STATED GOAL:
Return the whole listing, line for line, without the pictures in it.

SOURCE EXCERPT:
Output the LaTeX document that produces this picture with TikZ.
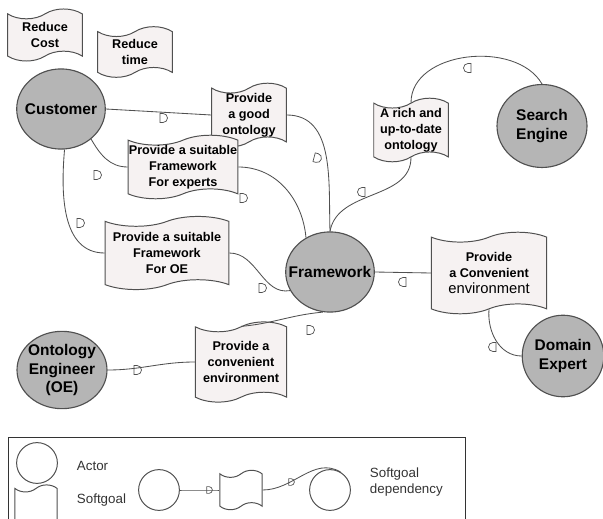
\documentclass[tikz,border=0pt]{standalone}
\usepackage{fontspec}
\setmainfont{Liberation Sans}
\usetikzlibrary{shapes.geometric,shapes.symbols}
\definecolor{actfill}{HTML}{B5B5B5}
\definecolor{sgfill}{HTML}{F6F2F2}
\definecolor{edge}{HTML}{505050}
\tikzset{
  actor/.style={ellipse, draw=edge, fill=actfill, line width=0.8pt, minimum width=63pt, minimum height=57pt,
    inner xsep=-8pt, inner ysep=-2pt, align=center, font=\fontsize{11}{13.5}\selectfont\bfseries},
  softgoal/.style 2 args={tape, draw=edge, fill=sgfill, line width=0.7pt, tape bend height=7pt,
    minimum width=#1, minimum height=#2, inner sep=0pt, align=center, font=\fontsize{9}{11.4}\selectfont\bfseries},
  lactor/.style={circle, draw=edge, fill=white, line width=0.7pt, minimum size=29pt, inner sep=0pt},
  link/.style={draw=edge, line width=0.6pt},
  legtext/.style={anchor=west, align=left, text=black!80, font=\fontsize{9.5}{12}\selectfont},
  dmark/.pic={\draw[edge, line width=0.5pt] (-3,4.5) -- (-3,-4.5) -- (0,-4.5) arc (-90:90:4.5) -- cycle;}
}
\begin{document}
\begin{tikzpicture}[x=0.025cm, y=0.025cm]
\useasboundingbox (0,0) rectangle (603,-518);
\node[softgoal={53pt}{37pt}] (rcost) at (45,-35) {Reduce\\Cost};
\node[softgoal={53pt}{36pt}] (rtime) at (135,-52) {Reduce\\time};
\node[actor] (cust) at (61,-109) {Customer};
\node[softgoal={53pt}{39pt}] (good) at (249,-115) {Provide\\a good\\ontology};
\node[softgoal={78pt}{43pt}] (exp) at (183,-167) {Provide a suitable\\Framework\\For experts};
\node[actor, minimum width=64pt, minimum height=59pt] (seng) at (542,-126) {Search\\Engine};
\node[softgoal={53pt}{40pt}] (rich) at (411,-130) {A rich and\\up-to-date\\ontology};
\node[softgoal={88pt}{52pt}] (oesg) at (167,-253) {Provide a suitable\\Framework\\For OE};
\node[actor] (fw) at (330,-272) {Framework};
\node[softgoal={82pt}{58pt}] (conv) at (489,-273) {Provide\\a Convenient\\{\fontsize{10.5}{12}\selectfont\mdseries environment}};
\node[actor, minimum width=58pt, minimum height=58pt] (dexp) at (563,-356) {Domain\\Expert};
\node[actor, minimum width=64pt, minimum height=55pt] (oe) at (62,-370) {Ontology\\Engineer\\(OE)};
\node[softgoal={65pt}{57pt}] (lconv) at (241,-362) {Provide a\\convenient\\environment};

\draw[link] (cust.east) -- (good.west);
\draw[link] (cust.-45) to[out=-60,in=180] (exp.west);
\draw[link] (cust.-85) to[out=-95,in=180] (oesg.west);
\draw[link] (good.east) to[out=0,in=92] (fw.north);
\draw[link] (exp.east) to[out=0,in=95] (fw.125);
\draw[link] (oesg.east) to[out=0,in=190] (fw.205);
\draw[link] (fw.north) to[out=80,in=-90] (rich.south);
\draw[link] (rich.north) to[out=90,in=120] (seng.north);
\draw[link] (fw.east) -- (conv.west);
\draw[link] (conv.south) to[out=-95,in=180] (dexp.west);
\draw[link] (fw.-100) to[out=185,in=5] (lconv.north);
\draw[link] (oe.east) to[out=0,in=180] (lconv.west);

\pic at (163,-118) {dmark};
\pic at (97,-175) {dmark};
\pic at (80,-223) {dmark};
\pic[rotate=-15] at (317,-158) {dmark};
\pic at (243,-198) {dmark};
\pic at (262,-288) {dmark};
\pic[xscale=-1] at (362,-192) {dmark};
\pic[xscale=-1] at (468,-68) {dmark};
\pic[xscale=-1] at (403,-282) {dmark};
\pic[xscale=-1] at (493,-347) {dmark};
\pic at (310,-330) {dmark};
\pic at (137,-370) {dmark};

\draw[black!80, line width=0.6pt] (8,-437) rectangle (465,-540);
\node[lactor] (lact) at (37,-463) {};
\node[softgoal={30pt}{30pt}, fill=white, tape bend height=5pt] (lsg) at (36,-506) {};
\node[legtext] (tact) at (72,-466) {Actor};
\node[legtext] (tsg) at (72,-500) {Softgoal};
\node[lactor] (lc1) at (159,-490) {};
\node[softgoal={30pt}{28pt}, fill=white, tape bend height=5pt] (lsg2) at (241,-490) {};
\node[lactor] (lc2) at (330,-490) {};
\node[legtext] (tdep) at (365,-482) {Softgoal\\dependency};
\draw[link] (lc1.east) to[out=0,in=180] (lsg2.west);
\draw[link] (lsg2.east) to[out=0,in=150] (lc2.60);
\pic[scale=0.75] at (209,-490) {dmark};
\pic[scale=0.75] at (291,-482) {dmark};
\end{tikzpicture}
\end{document}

EXERCISE SOLUTION:
Output the LaTeX document that produces this picture with TikZ.
\documentclass[tikz,border=0pt]{standalone}
\usepackage{fontspec}
\setmainfont{Liberation Sans}
\usetikzlibrary{shapes.geometric,shapes.symbols}
\definecolor{actfill}{HTML}{B5B5B5}
\definecolor{sgfill}{HTML}{F6F2F2}
\definecolor{edge}{HTML}{505050}
\tikzset{
  actor/.style={ellipse, draw=edge, fill=actfill, line width=0.8pt, minimum width=63pt, minimum height=57pt,
    inner xsep=-8pt, inner ysep=-2pt, align=center, font=\fontsize{11}{13.5}\selectfont\bfseries},
  softgoal/.style 2 args={tape, draw=edge, fill=sgfill, line width=0.7pt, tape bend height=7pt,
    minimum width=#1, minimum height=#2, inner sep=0pt, align=center, font=\fontsize{9}{11.4}\selectfont\bfseries},
  lactor/.style={circle, draw=edge, fill=white, line width=0.7pt, minimum size=29pt, inner sep=0pt},
  link/.style={draw=edge, line width=0.6pt},
  legtext/.style={anchor=west, align=left, text=black!80, font=\fontsize{9.5}{12}\selectfont},
  dmark/.pic={\draw[edge, line width=0.5pt] (-3,4.5) -- (-3,-4.5) -- (0,-4.5) arc (-90:90:4.5) -- cycle;}
}
\begin{document}
\begin{tikzpicture}[x=0.025cm, y=0.025cm]
\useasboundingbox (0,0) rectangle (603,-518);
\node[softgoal={53pt}{37pt}] (rcost) at (45,-35) {Reduce\\Cost};
\node[softgoal={53pt}{36pt}] (rtime) at (135,-52) {Reduce\\time};
\node[actor] (cust) at (61,-109) {Customer};
\node[softgoal={53pt}{39pt}] (good) at (249,-115) {Provide\\a good\\ontology};
\node[softgoal={78pt}{43pt}] (exp) at (183,-167) {Provide a suitable\\Framework\\For experts};
\node[actor, minimum width=64pt, minimum height=59pt] (seng) at (542,-126) {Search\\Engine};
\node[softgoal={53pt}{40pt}] (rich) at (411,-130) {A rich and\\up-to-date\\ontology};
\node[softgoal={88pt}{52pt}] (oesg) at (167,-253) {Provide a suitable\\Framework\\For OE};
\node[actor] (fw) at (330,-272) {Framework};
\node[softgoal={82pt}{58pt}] (conv) at (489,-273) {Provide\\a Convenient\\{\fontsize{10.5}{12}\selectfont\mdseries environment}};
\node[actor, minimum width=58pt, minimum height=58pt] (dexp) at (563,-356) {Domain\\Expert};
\node[actor, minimum width=64pt, minimum height=55pt] (oe) at (62,-370) {Ontology\\Engineer\\(OE)};
\node[softgoal={65pt}{57pt}] (lconv) at (241,-362) {Provide a\\convenient\\environment};

\draw[link] (cust.east) -- (good.west);
\draw[link] (cust.-45) to[out=-60,in=180] (exp.west);
\draw[link] (cust.-85) to[out=-95,in=180] (oesg.west);
\draw[link] (good.east) to[out=0,in=92] (fw.north);
\draw[link] (exp.east) to[out=0,in=95] (fw.125);
\draw[link] (oesg.east) to[out=0,in=190] (fw.205);
\draw[link] (fw.north) to[out=80,in=-90] (rich.south);
\draw[link] (rich.north) to[out=90,in=120] (seng.north);
\draw[link] (fw.east) -- (conv.west);
\draw[link] (conv.south) to[out=-95,in=180] (dexp.west);
\draw[link] (fw.-100) to[out=185,in=5] (lconv.north);
\draw[link] (oe.east) to[out=0,in=180] (lconv.west);

\pic at (163,-118) {dmark};
\pic at (97,-175) {dmark};
\pic at (80,-223) {dmark};
\pic[rotate=-15] at (317,-158) {dmark};
\pic at (243,-198) {dmark};
\pic at (262,-288) {dmark};
\pic[xscale=-1] at (362,-192) {dmark};
\pic[xscale=-1] at (468,-68) {dmark};
\pic[xscale=-1] at (403,-282) {dmark};
\pic[xscale=-1] at (493,-347) {dmark};
\pic at (310,-330) {dmark};
\pic at (137,-370) {dmark};

\draw[black!80, line width=0.6pt] (8,-437) rectangle (465,-540);
\node[lactor] (lact) at (37,-463) {};
\node[softgoal={30pt}{30pt}, fill=white, tape bend height=5pt] (lsg) at (36,-506) {};
\node[legtext] (tact) at (72,-466) {Actor};
\node[legtext] (tsg) at (72,-500) {Softgoal};
\node[lactor] (lc1) at (159,-490) {};
\node[softgoal={30pt}{28pt}, fill=white, tape bend height=5pt] (lsg2) at (241,-490) {};
\node[lactor] (lc2) at (330,-490) {};
\node[legtext] (tdep) at (365,-482) {Softgoal\\dependency};
\draw[link] (lc1.east) to[out=0,in=180] (lsg2.west);
\draw[link] (lsg2.east) to[out=0,in=150] (lc2.60);
\pic[scale=0.75] at (209,-490) {dmark};
\pic[scale=0.75] at (291,-482) {dmark};
\end{tikzpicture}
\end{document}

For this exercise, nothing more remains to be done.